Military History

9 April: This day in military history

Pfc. Ambrose

Today’s post is in honor of Pfc. Gregory F. Ambrose, who was killed during a firefight on 15 March 1968 in the Republic of Vietnam’s Gia Dinh province. Pfc. Ambrose had served in Vietnam for just under a year, assigned to B Company, 1st Battalion, 18th Infantry, 1st Infantry Division and was posthumously awarded the Bronze Star Medal with Combat “V.”


1865: The war lost, Confederate Gen. Robert E. Lee concludes, “There is nothing left for me to do, but to go and see Gen. [Ulysses S.] Grant, and I would rather die a thousand deaths.”

Lee formally surrenders the Army of Northern Virginia to Grant at the home of Wilmer McLean in the village of Appomattox Court House, Virginia. Still-operating Confederate forces will surrender within months.

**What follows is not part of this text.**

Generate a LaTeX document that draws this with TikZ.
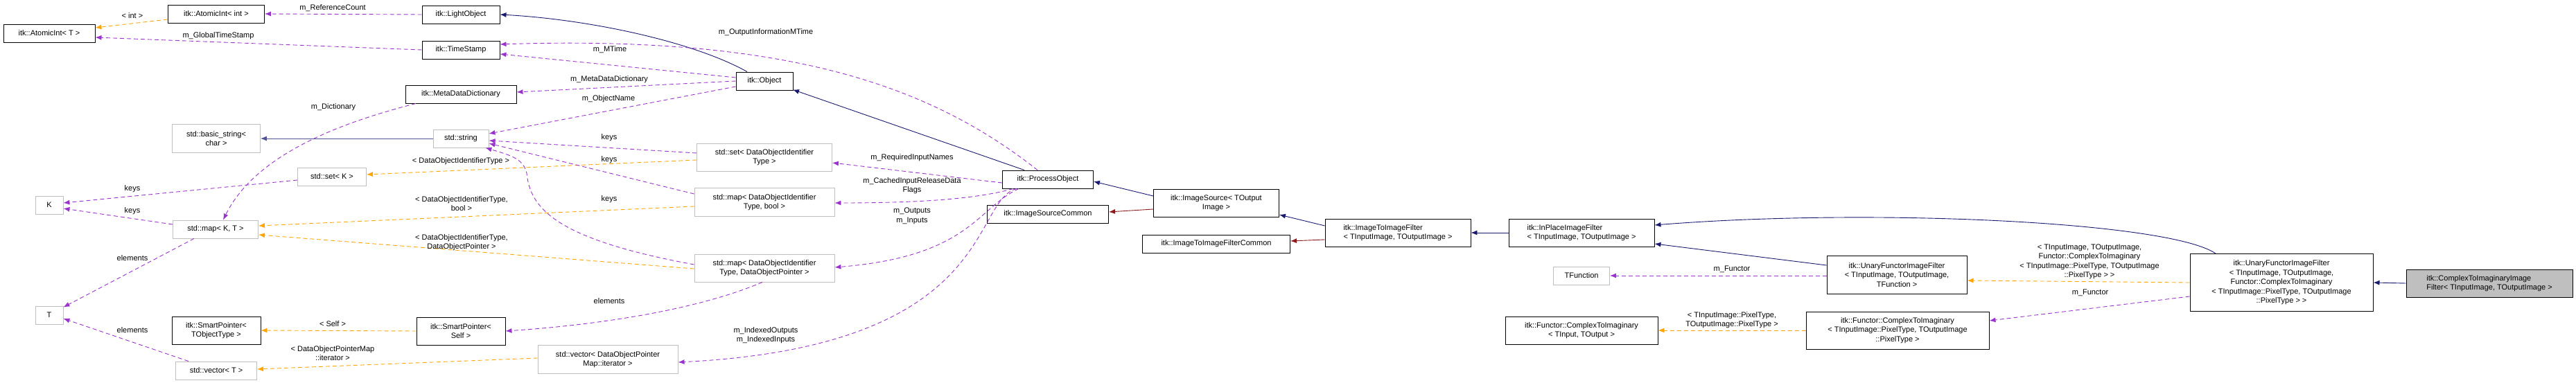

94th Aero Squadron pilots (left to right) Eddie Rickenbacker, Douglas Campbell, and Kenneth Marr in front of a Nieuport fighter. (U.S. Army image)

1918: The famed 94th “Hat in the Ring” Aero Squadron moves up to the Croix de Metz Aerodrome in France, becoming the first American aviation outfit to enter combat. In May, Lt. Douglas Campbell becomes the first American-trained pilot to earn “ace” status, and fellow squadron mate Lt. Eddie Rickenbacker – who will ultimately become America’s top flying ace of World War I – scores his fifth victory in June.

1942: Having run out of food, ammunition, and supplies after months of fighting the Japanese, Maj. Gen. Edward P. King surrenders over 11,000 American and 60,000 Filipino forces under his command on Luzon Island to the Japanese. Immediately after the fall of Bataan, the Japanese begin bombarding Lt. Gen. Jonathan M. Wainwright and some 10,000 troops now isolated on the island fortress of Corregidor, who will manage to hold out for a month before they must surrender as well.

This day also marks the beginning of the brutal Bataan Death March (featured image). The Japanese force the sick, starving, and wounded prisoners to march some 80-90 miles in extreme heat and humidity to a Japanese prison camp in the backcountry of Luzon.

Japanese troops will beat, rape, bayonet, disembowel, behead, or shoot thousands of captives along their trek. Those too weak to keep up with the march – or who stop to relieve themselves – are summarily executed. All are deprived of food and water. Fewer than 55,000 survive. Thousands more will not survive the prison camps or the so-called “hell ships” delivering them to labor facilities in Japan.

1959: NASA introduces the “Mercury Seven,” the men chosen to become United States’ first astronauts after an intensive selection process.

Pres. Dwight Eisenhower had directed that selectees would be drawn from the ranks of military test pilots. Out of the 500 applicants, NASA chose Scott Carpenter, Wally Schirra, and Alan Shepard from the Navy; Gordo Cooper, Gus Grissom, and Deke Slayton from the Air Force; and John Glenn from the Marine Corps.

NASA’s first astronaut class, the Mercury Seven. Front row, left to right: Walter M. Schirra, Jr., Donald K. “Deke” Slayton, John H. Glenn, Jr., and M. Scott Carpenter; back row, Alan B. Shepard, Jr., Virgil I. “Gus” Grissom, and L. Gordon Cooper, Jr.

2003: On televisions across the world, viewers watch the iconic footage of a statue of Saddam Hussein in Firdos Square being pulled down by a Marine armored recovery vehicle. After a three-week ground campaign, Baghdad has been captured by the U.S.-led Coalition.

After two weeks of hard fighting, which includes the largest British tank battle since World War II, British forces have secured Basra — Iraq’s second-largest city.